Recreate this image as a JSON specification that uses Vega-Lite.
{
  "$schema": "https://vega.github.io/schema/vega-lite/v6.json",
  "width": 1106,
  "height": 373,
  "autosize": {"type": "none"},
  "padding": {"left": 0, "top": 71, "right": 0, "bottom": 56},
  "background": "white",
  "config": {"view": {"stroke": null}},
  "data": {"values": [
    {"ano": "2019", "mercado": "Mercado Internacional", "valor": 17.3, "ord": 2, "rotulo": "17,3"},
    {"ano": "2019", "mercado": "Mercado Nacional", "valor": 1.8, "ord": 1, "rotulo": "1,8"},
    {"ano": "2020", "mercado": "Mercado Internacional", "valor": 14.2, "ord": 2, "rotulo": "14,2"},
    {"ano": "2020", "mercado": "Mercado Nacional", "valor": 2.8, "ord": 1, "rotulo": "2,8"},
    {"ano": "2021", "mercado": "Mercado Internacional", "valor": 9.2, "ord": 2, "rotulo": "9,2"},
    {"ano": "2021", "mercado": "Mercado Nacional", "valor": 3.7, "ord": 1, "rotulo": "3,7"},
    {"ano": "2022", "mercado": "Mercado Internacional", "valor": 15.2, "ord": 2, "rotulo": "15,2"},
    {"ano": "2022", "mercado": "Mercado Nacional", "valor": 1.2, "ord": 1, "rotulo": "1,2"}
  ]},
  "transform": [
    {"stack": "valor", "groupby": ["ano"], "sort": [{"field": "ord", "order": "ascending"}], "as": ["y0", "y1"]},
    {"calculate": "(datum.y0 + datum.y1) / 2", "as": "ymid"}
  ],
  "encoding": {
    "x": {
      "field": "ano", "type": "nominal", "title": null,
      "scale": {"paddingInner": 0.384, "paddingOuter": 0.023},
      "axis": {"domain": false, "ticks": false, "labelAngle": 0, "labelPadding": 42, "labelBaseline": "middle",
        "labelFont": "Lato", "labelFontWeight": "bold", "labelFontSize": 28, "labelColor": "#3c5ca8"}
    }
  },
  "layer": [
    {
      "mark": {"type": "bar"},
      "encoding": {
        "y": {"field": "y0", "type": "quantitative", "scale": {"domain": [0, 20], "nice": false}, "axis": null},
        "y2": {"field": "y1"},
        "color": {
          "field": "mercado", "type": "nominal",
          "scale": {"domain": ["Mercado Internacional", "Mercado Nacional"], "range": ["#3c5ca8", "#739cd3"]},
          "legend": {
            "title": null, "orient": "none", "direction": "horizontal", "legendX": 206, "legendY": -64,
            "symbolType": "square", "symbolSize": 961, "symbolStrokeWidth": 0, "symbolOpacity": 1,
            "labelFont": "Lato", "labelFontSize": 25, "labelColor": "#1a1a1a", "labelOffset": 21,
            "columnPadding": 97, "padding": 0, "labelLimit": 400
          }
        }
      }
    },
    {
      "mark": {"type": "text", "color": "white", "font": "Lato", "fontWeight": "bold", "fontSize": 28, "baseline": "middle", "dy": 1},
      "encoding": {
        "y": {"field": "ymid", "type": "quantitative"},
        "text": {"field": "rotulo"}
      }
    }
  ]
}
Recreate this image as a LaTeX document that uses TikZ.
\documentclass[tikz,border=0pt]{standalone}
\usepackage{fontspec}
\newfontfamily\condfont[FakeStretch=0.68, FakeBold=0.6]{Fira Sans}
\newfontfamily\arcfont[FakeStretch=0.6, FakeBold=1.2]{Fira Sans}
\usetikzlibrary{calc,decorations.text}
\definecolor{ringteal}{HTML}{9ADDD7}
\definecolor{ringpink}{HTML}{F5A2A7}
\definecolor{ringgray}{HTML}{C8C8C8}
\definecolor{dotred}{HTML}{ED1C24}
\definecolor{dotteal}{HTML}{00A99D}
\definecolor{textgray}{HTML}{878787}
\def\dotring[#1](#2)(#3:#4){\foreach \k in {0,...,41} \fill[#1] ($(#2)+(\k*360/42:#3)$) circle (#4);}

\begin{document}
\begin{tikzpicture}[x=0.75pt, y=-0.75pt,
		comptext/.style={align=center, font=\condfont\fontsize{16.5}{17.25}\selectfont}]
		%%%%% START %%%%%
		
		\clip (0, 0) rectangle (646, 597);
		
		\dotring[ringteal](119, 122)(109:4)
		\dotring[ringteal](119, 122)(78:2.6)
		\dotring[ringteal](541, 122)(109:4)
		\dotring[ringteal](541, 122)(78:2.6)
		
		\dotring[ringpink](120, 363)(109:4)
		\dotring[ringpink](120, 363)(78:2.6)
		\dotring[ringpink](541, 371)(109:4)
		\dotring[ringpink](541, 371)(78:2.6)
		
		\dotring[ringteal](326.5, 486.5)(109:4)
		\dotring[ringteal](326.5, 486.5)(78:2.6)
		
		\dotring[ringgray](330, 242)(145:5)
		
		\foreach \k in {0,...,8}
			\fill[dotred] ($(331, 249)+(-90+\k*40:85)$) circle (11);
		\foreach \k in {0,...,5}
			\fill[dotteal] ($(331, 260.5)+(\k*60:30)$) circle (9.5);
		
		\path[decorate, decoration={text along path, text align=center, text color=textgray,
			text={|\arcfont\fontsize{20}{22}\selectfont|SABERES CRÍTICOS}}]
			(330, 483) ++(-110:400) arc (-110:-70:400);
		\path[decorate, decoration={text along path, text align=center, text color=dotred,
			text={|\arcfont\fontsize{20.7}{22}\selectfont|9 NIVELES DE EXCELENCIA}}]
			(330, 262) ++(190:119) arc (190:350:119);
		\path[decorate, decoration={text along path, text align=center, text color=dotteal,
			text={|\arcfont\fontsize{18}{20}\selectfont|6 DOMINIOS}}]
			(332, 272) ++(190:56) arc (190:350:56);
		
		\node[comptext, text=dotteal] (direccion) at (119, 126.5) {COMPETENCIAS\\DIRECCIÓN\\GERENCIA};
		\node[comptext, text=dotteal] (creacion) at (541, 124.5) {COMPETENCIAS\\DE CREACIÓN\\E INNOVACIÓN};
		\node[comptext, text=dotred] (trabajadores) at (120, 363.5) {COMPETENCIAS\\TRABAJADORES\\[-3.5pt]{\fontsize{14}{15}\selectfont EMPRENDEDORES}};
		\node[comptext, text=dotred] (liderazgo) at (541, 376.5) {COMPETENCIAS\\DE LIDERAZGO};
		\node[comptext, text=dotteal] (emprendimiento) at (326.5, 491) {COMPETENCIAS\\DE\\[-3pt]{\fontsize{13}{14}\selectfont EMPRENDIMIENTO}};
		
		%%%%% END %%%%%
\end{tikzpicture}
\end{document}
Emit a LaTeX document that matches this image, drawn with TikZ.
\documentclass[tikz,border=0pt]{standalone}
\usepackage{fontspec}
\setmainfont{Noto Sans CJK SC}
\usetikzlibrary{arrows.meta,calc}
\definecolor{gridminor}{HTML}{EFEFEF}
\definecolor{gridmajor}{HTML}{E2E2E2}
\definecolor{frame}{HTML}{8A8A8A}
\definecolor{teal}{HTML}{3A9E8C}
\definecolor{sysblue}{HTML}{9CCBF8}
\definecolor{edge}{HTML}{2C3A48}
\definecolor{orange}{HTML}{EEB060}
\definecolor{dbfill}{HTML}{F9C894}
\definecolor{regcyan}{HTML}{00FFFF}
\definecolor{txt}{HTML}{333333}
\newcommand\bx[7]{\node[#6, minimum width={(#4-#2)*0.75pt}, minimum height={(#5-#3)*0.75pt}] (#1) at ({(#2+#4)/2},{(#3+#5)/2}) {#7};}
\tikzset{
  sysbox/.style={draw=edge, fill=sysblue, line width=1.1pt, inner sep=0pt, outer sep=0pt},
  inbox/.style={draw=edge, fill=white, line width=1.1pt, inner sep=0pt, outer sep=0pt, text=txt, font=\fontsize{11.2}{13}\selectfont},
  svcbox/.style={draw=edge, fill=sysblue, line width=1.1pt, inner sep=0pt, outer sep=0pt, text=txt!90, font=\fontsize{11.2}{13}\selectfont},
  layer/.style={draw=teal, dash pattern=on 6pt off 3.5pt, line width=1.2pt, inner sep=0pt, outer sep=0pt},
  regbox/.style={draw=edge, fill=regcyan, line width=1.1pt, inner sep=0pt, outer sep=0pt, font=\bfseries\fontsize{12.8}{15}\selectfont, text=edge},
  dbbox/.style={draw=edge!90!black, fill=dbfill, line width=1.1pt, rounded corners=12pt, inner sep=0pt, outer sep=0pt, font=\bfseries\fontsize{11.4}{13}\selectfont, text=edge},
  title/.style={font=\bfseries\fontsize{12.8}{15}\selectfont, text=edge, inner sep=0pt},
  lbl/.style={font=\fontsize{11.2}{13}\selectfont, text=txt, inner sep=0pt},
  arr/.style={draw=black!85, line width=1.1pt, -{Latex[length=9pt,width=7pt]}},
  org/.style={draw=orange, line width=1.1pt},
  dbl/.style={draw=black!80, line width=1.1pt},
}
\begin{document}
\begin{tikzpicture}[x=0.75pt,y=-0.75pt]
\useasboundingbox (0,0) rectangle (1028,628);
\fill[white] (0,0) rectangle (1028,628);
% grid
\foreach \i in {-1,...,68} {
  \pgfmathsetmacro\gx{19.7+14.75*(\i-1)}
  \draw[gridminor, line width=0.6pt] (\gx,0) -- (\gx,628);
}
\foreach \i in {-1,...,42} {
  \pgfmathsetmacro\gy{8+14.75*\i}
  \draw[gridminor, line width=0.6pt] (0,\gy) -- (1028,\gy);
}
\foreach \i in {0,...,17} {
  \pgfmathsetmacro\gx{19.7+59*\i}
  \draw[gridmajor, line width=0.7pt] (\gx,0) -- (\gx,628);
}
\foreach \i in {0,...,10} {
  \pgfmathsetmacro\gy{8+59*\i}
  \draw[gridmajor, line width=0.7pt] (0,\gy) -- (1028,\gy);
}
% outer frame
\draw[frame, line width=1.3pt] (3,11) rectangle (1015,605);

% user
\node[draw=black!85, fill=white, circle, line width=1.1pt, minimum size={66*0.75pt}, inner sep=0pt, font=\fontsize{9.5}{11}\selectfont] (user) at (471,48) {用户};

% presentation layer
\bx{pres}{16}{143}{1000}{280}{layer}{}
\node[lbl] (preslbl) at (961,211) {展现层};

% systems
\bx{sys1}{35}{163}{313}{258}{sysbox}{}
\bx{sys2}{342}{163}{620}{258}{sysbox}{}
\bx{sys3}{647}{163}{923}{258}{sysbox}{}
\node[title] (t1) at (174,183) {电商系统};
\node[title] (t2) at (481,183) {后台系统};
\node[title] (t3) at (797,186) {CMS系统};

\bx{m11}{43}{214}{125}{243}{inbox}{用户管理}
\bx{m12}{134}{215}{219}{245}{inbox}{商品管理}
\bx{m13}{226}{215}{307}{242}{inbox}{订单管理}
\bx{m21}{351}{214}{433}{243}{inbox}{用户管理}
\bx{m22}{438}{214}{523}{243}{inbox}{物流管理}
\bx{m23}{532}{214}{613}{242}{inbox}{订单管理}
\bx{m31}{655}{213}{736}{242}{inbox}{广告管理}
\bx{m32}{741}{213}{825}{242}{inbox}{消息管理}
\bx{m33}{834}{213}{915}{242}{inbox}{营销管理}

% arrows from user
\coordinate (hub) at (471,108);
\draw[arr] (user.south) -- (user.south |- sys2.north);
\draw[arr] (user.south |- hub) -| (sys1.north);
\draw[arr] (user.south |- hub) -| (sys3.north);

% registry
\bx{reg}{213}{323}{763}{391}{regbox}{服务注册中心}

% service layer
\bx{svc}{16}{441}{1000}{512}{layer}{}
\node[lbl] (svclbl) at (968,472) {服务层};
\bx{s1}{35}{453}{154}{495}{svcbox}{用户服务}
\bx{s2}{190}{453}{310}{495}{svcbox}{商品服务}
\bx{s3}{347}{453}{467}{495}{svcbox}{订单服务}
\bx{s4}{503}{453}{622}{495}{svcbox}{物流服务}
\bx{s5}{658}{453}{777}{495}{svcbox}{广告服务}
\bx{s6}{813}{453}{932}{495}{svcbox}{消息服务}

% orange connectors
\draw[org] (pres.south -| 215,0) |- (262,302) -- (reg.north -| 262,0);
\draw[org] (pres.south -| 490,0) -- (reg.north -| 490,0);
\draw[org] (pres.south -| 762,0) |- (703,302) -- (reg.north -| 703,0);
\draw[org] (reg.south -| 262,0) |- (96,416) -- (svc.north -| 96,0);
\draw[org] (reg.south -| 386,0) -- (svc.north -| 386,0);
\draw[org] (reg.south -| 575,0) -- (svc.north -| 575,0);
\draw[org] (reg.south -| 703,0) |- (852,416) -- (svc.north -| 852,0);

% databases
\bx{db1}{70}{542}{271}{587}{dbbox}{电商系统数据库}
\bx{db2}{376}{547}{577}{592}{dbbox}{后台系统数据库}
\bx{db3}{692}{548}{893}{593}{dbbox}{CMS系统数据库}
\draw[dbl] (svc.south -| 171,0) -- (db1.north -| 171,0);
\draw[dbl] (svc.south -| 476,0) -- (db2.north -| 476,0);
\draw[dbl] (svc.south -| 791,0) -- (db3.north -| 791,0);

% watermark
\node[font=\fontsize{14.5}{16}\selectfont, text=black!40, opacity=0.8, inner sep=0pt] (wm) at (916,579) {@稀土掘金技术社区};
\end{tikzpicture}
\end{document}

Stated problem.
Pick out each line that holds the string "image".

Result of the task.
Recreate this image as a JSON specification that uses Vega-Lite.
Recreate this image as a LaTeX document that uses TikZ.
Emit a LaTeX document that matches this image, drawn with TikZ.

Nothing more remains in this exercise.